Sonic Cinema

Sounds, Visions and Insights by Brian Skutle

Blackout

Grade : B Year : 2013 Director : Running Time : Genre :
Movie review score
B

The movie starts with scenes of guys getting drunk, partying at a strip club. Pulsating music plays over the images, as well as the credits. After the credits, we cut to the next morning, where one of the guys (Harley, played by Timothy Woodward Jr.) and his girlfriend (Sophie, played by Chelsea Reeves) are waking up, getting ready for a big meeting. When Harley goes to the bathroom, however, he makes a gruesome discovery– a dead, mostly-naked girl is in the shower. He’s hungover, to be sure, but he can’t remember anything that would lead to that. Unfortunately, when he gets back from his meeting, the body is still there, so he clearly wasn’t hallucinating. Now, there’s a mystery to solve.

Writer Pia Cook and director Matthew K. Hacker aren’t so much interested in the mystery of how the body got there, however, so much as how it shakes up Harley’s life. He doesn’t do a whole lot of investigating into why the body ended up in his shower, but rather, he puts it in one of his suitcases and dumps it. Unfortunately for him, though, another one turns up the next day, this time in his bed. Rather than call the police, however, he calls his best friend, Alfred (Robert Covington), to try and get rid of it. Now, Harley’s really worried, about his sanity; who he can trust; and why this is happening.

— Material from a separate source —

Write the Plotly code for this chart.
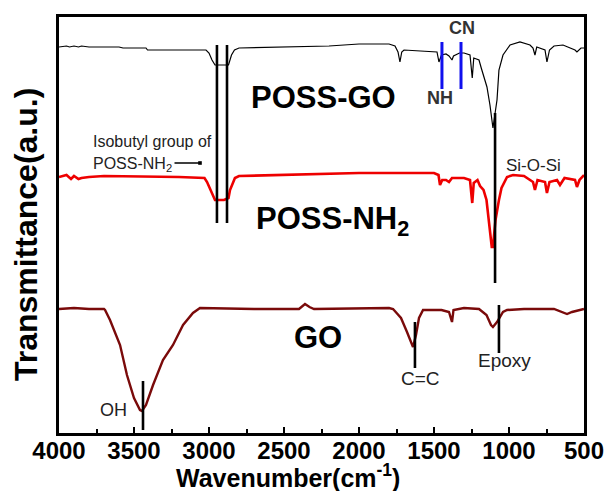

“Blackout” is an intriguing murder mystery where the actual murders seem to take a back seat to the psychological toll these events take on our protagonist, who is put through the ringer. He distances himself from his girlfriend, and worries about what could happen with his new promotion at work, where his boss, and soon-to-be father-in-law, has made it clear that the only acceptable number of strikes is zero. Needless to say, Harley waking up rather regularly with dead women in his apartment is a pretty big strike against him. When the mystery is revealed, however, I have to admit it wasn’t quite as impactful as I would hope it would be for this type of story. Part of that is because of the performances themselves, which are good, but mostly struck me as serviceable, but it’s also because Cook and Hacker don’t really come up with an intriguing reason for the events that came before. Yes, jealousy can be a powerful motivator in a story, but the way it’s handled here, doesn’t really give us as much of a window into the dynamics at play that are necessary to give the finally the punch it requires. (The final moments of the film don’t help its cause, either.) It’s a shame that a movie that starts with such promise, ends in rather limp fashion, because I was definitely ready for a wilder ride than this.